Tribes are showing a growing to commitment to investing in education for the whole state. On the other hand, it is alarming that Oklahoma has made large cuts in education spending when millions are being contributed each year via the state compacts. As Cherokee Nation Secretary of State Chuck Hoskin, Jr. pointed out during OK Policy’s State Budget Summit:

“What I think is the tribes have helped pay for [Oklahoma’s income tax cuts], and we didn’t want to pay for those tax cuts. … Part of the fundamental aspect of State Question 712 is that we would be partners with the state, and what we wanted is that the revenues we would generate would help add to what the state could do — to help the state do more for the health, the education, the housing and economic development for the citizens of the state of Oklahoma. Because, guess what, 150,000 of those citizens are also citizens of the Cherokee Nation, and thousands more for the other Indian nations. That was the bargain that we had hoped for, and what we’ve found is that we helped pay for some of these tax cuts.”

There is also growing concern that American Indian students are not college-ready. In 2014 the average ACT score for American Indian students in the state was 19.3, which is below requirements to attend or receive academic scholarships at many universities. An Oklahoma City Community College report identified their American Indian students as among the least college-ready, with nearly 68 percent requiring developmental courses before they can begin a degree program.

Tribes exist today as active cultures and sovereign states that make important contributions to our shared experience as Oklahomans. So what exactly do tribes expect from the state’s education system? Of course this is going to vary by community, but one common factor is that, like all Oklahomans, we want our children to get a good education, have qualified instructors, and experience minimal incidents of bullying or harassment, no matter what school they attend. American Indian students have the best opportunity to succeed academically in Oklahoma compared to anywhere else in the country, but we must keep building on this achievement through strong collaborations with tribal governments and individuals.

2 thoughts on “Oklahoma has a tragic history when it comes to Indian education. Here’s how we’re turning it around.

  1. Great post. I absolutely agree, solving the many issues that Native Children in OK face, will take a unified response from all tribes. I had no idea the full scope of the disparity in the education system, so thank you for shedding light on that. Hopefully this begins a greater dialog between tribal leaders and OK law makers to find a permanent solution.

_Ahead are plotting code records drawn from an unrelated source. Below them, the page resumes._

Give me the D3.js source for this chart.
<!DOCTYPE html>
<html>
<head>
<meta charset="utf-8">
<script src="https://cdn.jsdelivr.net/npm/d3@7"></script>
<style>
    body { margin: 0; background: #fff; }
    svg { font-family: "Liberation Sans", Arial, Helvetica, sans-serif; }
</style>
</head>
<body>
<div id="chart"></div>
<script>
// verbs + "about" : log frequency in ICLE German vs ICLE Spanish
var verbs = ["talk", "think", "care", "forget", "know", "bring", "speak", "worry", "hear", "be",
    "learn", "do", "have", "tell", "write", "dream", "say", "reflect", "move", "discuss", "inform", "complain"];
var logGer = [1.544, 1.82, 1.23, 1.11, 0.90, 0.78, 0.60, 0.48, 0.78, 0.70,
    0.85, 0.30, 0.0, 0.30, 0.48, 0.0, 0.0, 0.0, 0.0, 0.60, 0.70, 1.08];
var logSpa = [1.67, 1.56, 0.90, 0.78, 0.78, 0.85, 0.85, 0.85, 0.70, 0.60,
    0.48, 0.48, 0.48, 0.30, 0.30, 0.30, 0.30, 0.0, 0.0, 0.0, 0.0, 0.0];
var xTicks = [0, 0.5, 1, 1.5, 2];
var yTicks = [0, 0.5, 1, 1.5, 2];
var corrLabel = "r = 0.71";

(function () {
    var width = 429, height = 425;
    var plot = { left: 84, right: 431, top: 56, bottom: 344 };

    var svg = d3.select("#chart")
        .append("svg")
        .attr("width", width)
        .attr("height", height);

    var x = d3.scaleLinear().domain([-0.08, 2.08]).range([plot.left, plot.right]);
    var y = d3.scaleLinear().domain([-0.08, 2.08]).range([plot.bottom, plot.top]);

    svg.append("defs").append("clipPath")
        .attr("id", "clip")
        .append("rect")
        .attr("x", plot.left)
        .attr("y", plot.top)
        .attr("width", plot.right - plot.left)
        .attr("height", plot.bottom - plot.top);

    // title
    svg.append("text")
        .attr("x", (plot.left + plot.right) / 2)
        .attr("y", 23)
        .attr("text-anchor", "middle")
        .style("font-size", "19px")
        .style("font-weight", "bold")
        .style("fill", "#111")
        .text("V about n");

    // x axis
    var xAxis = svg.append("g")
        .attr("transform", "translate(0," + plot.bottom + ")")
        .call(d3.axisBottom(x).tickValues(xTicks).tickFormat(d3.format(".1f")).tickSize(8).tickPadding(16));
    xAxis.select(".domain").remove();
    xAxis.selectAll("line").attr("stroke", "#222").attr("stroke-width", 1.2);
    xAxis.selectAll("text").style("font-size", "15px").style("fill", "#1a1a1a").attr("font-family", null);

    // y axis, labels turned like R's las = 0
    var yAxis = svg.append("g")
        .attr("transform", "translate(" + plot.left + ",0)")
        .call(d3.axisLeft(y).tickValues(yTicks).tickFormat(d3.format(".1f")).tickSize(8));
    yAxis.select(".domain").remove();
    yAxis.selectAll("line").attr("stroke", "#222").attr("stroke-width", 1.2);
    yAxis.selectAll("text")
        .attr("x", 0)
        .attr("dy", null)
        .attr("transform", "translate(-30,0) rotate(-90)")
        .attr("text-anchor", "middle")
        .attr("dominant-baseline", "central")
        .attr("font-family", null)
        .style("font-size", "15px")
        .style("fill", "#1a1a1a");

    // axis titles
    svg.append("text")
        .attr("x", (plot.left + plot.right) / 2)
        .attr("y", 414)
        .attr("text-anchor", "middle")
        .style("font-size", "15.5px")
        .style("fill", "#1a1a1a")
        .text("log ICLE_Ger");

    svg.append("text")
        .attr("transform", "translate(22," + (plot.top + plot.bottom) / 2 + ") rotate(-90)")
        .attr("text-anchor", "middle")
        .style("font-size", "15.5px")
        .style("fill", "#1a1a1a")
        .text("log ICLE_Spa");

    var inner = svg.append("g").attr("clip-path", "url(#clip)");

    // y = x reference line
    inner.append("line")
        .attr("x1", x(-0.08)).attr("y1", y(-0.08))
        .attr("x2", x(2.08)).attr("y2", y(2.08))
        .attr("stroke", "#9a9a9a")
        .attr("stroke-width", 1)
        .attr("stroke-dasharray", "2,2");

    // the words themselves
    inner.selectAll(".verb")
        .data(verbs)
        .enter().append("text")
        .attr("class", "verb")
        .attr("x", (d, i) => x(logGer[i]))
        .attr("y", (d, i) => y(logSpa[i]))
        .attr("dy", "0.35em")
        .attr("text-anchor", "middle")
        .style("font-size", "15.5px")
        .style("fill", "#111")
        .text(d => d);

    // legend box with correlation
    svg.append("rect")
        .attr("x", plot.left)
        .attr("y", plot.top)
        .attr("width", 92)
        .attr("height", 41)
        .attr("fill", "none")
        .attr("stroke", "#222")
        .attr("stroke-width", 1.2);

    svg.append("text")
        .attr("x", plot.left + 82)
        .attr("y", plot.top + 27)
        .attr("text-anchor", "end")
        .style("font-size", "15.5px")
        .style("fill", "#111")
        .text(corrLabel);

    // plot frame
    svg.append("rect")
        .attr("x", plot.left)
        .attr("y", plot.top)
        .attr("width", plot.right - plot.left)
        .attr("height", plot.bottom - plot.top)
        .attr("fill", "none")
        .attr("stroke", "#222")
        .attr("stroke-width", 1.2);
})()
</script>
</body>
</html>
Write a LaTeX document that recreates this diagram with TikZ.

  2. Excellent article. There could a part two to this article which could discuss other important Indian Education issues to include the recent Oklahoma charter school law which allows tribes to be sponsors, the effort by OCIE (Oklahoma Council for Indian Education) to hold a State Capitol Indian Education Legislative day, the emerging tribal colleges, the growing acceptance of TEDs/TEAs (tribal education departments/tribal education agencies) by local/state agencies, the effect of the BIE reorganization plan on Indian Education in Oklahoma, Title VII/JOM programs (the Title VII Indian student count reflects a much larger Indian student population than listed in article), the use Impact Aid funds generated from Indian lands and employment on federal land by parents, and lastly, the great need to fund the Office of American Indian Education (Mr. Pickering operates a one man office which serves all of Oklahoma, the state with the largest Native American student population in the US). A request for more funding was made to a group of Oklahoma legislators via a legislative study meeting. The amount requested was about one percent of the total dollars tribes contribute annually to the state budget. (one per cent funding for fifteen percent of the student population). A future effort for increased funding will be made by a team of concerned Indian Educators.